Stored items
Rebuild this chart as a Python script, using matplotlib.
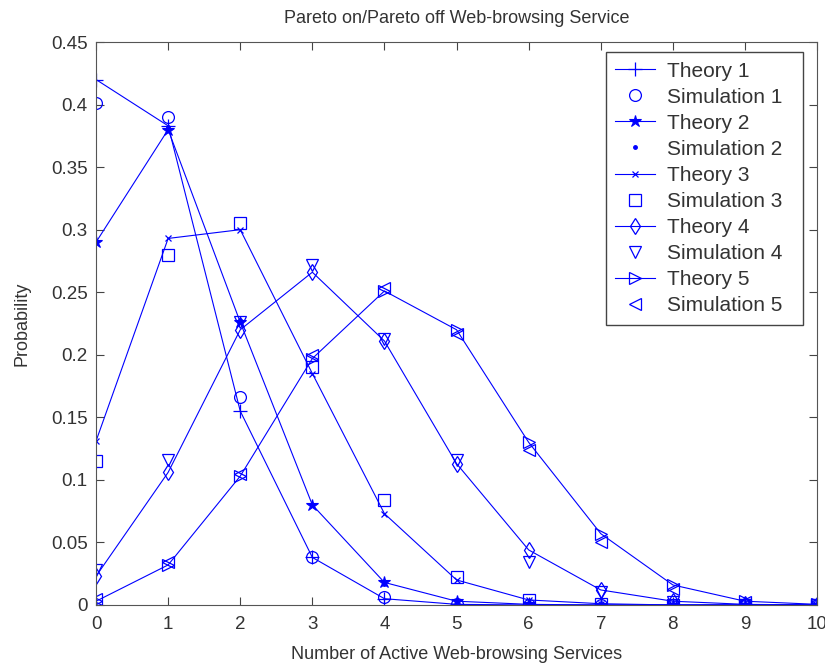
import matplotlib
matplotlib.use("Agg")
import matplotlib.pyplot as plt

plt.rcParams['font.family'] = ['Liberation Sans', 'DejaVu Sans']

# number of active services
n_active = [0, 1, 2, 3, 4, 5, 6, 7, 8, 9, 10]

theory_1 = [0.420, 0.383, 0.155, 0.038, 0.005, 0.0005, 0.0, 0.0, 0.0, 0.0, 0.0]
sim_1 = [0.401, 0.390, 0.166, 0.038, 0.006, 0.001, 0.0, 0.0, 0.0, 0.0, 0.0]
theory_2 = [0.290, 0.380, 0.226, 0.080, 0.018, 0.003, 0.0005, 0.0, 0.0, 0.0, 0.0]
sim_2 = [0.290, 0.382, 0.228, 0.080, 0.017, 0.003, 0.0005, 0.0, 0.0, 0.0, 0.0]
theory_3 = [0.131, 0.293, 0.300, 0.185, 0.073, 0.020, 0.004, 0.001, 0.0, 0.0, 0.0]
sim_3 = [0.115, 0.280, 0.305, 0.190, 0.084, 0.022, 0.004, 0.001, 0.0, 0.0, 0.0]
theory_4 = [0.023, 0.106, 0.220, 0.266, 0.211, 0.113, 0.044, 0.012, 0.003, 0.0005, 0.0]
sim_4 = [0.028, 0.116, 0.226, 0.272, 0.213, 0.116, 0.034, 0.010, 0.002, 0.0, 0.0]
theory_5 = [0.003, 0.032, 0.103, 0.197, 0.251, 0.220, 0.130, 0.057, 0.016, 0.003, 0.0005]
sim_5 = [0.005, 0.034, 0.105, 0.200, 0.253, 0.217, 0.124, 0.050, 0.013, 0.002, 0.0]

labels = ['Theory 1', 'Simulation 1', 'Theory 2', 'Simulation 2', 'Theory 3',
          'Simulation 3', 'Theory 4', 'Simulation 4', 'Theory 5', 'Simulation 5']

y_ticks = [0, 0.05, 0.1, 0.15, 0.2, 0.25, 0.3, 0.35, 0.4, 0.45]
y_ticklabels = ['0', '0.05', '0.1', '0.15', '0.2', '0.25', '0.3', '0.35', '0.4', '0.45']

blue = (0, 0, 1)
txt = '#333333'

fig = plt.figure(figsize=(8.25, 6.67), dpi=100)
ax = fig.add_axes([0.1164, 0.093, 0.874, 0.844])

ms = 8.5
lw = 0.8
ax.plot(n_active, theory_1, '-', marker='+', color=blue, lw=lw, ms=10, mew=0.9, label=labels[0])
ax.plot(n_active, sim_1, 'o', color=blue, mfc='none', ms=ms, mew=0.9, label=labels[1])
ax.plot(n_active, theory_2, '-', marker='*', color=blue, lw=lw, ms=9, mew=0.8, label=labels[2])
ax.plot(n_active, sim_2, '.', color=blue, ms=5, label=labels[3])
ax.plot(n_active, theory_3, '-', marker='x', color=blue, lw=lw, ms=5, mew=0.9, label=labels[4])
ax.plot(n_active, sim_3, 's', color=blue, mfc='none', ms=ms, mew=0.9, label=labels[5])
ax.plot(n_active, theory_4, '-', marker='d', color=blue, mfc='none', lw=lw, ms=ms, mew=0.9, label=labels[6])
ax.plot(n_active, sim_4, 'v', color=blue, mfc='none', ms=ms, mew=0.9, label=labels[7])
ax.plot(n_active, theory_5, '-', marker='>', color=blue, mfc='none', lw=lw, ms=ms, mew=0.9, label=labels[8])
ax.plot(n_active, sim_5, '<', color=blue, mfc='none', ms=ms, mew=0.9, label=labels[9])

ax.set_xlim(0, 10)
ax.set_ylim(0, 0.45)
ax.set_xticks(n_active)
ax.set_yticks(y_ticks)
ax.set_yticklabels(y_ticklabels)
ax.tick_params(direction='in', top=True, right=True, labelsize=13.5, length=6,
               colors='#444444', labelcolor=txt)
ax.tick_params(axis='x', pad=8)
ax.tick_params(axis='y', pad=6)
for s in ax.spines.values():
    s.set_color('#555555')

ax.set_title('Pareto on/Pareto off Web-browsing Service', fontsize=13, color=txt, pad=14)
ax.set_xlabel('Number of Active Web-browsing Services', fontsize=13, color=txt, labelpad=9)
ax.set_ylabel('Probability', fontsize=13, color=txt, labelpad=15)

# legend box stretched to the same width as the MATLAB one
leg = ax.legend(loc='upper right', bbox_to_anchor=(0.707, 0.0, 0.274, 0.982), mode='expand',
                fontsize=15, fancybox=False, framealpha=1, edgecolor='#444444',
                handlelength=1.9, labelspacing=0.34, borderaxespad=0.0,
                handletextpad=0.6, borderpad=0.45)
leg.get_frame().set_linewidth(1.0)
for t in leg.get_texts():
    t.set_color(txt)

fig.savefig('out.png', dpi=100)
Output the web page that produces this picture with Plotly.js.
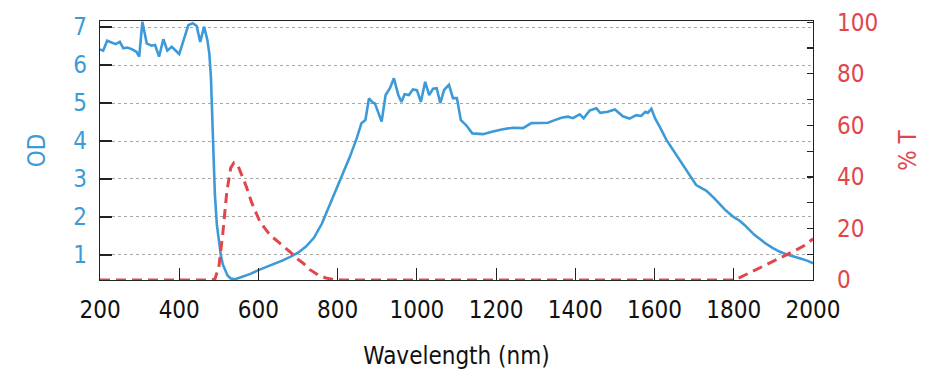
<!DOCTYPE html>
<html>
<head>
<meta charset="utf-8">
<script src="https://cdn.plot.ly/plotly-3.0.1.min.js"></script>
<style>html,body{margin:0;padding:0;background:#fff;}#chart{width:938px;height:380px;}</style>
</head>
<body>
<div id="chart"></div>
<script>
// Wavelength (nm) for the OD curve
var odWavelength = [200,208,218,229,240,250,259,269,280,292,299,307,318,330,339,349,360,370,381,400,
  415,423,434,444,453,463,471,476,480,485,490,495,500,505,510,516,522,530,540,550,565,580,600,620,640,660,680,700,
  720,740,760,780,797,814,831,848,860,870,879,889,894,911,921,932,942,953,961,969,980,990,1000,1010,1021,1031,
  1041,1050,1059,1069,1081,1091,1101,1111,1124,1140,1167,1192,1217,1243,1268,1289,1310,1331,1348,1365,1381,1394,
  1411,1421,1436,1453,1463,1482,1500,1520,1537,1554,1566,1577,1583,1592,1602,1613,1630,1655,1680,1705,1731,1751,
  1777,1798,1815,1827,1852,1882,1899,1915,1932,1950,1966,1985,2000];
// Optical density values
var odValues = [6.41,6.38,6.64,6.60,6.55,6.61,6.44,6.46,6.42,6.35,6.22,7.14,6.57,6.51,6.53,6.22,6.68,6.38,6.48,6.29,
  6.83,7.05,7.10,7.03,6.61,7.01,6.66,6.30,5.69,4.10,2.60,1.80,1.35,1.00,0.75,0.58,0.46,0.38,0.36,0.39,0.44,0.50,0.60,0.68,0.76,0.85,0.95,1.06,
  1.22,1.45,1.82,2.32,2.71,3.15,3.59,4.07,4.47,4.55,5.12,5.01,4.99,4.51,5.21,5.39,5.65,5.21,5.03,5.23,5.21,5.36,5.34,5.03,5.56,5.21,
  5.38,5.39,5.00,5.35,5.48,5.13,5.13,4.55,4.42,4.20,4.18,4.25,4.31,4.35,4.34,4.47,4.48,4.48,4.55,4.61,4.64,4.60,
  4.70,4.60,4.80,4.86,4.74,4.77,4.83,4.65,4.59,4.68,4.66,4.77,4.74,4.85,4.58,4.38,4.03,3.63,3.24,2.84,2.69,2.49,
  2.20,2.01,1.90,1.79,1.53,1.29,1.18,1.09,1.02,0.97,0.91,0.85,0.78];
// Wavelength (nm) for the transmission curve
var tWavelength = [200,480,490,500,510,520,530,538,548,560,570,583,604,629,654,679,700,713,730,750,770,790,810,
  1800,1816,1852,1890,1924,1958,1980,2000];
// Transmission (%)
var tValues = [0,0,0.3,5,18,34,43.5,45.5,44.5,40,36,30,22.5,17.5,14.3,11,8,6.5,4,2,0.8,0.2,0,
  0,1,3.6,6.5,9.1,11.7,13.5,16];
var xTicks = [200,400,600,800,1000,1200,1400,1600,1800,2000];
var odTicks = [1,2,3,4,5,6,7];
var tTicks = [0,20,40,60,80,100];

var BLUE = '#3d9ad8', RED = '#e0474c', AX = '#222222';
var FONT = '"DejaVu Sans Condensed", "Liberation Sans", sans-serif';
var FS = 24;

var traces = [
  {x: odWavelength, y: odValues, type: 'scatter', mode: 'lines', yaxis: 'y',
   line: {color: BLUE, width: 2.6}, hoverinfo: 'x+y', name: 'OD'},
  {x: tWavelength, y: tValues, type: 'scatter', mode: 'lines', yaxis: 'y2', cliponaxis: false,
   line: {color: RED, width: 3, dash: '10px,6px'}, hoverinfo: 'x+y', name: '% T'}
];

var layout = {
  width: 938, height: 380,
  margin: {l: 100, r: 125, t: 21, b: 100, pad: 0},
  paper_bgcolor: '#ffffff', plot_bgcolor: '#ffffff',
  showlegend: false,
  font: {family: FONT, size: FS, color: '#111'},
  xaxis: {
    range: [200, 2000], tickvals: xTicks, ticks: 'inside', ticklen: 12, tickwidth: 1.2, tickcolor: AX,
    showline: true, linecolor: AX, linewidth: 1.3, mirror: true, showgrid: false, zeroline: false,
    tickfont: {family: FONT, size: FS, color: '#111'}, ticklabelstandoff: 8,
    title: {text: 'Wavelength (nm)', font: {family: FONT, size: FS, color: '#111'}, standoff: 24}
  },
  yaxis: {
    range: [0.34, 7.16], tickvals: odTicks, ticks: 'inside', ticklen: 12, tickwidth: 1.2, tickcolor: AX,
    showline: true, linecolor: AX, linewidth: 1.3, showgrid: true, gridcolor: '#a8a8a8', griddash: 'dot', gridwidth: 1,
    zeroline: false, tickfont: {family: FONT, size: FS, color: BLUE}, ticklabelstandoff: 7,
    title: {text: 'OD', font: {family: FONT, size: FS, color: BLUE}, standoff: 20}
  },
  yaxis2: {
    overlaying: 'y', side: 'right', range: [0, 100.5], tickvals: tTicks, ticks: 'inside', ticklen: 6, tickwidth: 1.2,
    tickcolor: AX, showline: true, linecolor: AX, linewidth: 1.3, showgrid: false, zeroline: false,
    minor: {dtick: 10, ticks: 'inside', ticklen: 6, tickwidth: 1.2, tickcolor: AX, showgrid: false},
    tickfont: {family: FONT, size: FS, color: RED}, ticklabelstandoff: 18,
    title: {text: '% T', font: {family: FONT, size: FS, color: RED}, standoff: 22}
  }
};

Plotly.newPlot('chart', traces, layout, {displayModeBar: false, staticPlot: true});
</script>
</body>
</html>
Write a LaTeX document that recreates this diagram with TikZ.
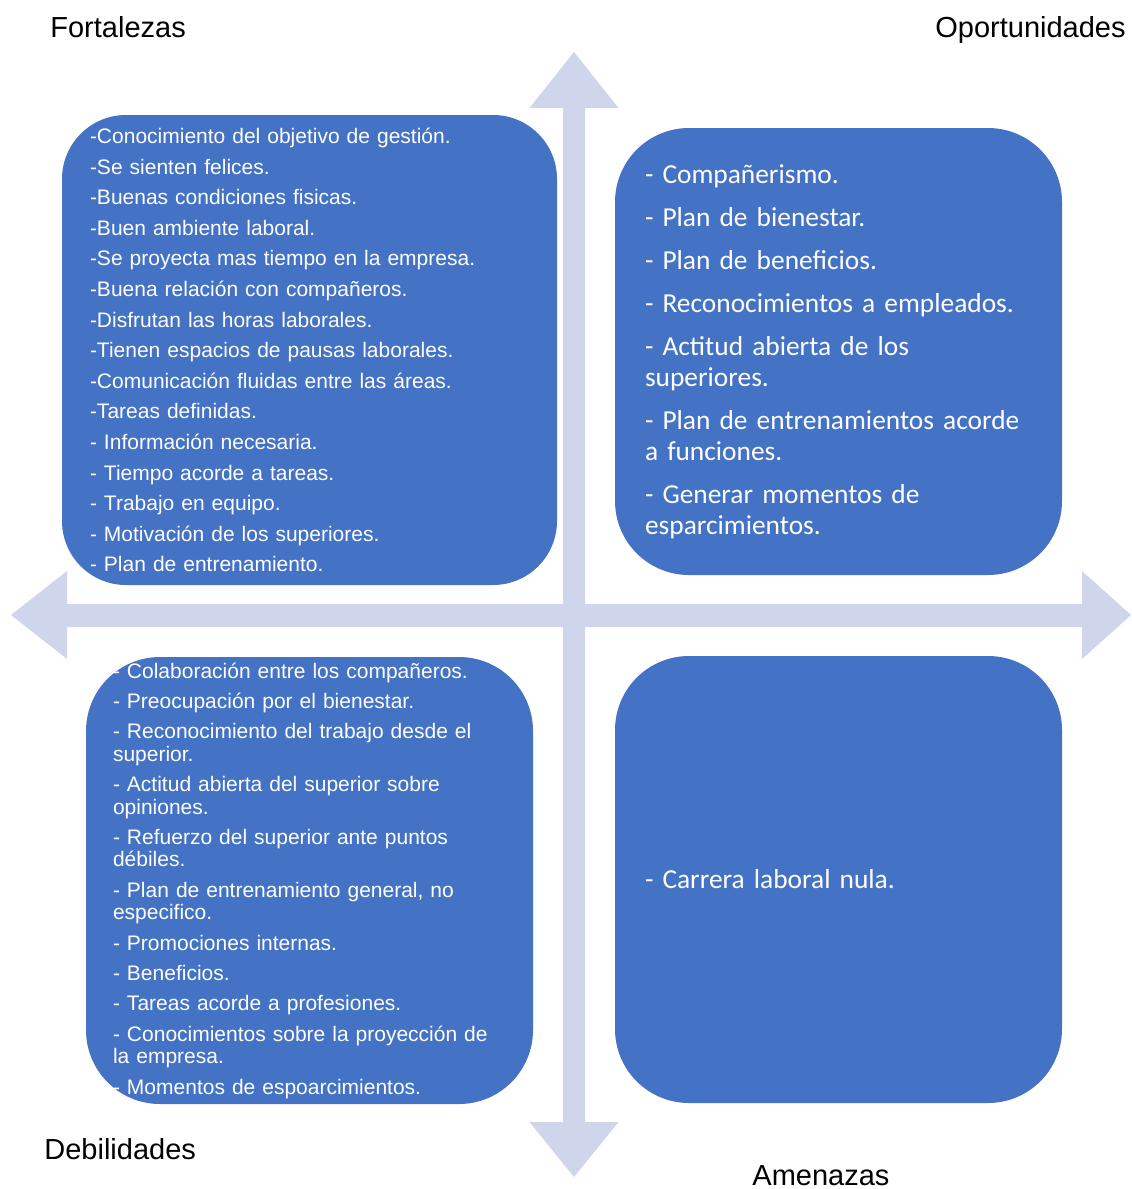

### [What you are asked to do]
Which lines contain "that"? Copy each of them.

### [Task output]
Output the web page that produces this picture with Plotly.js.
Write a LaTeX document that recreates this diagram with TikZ.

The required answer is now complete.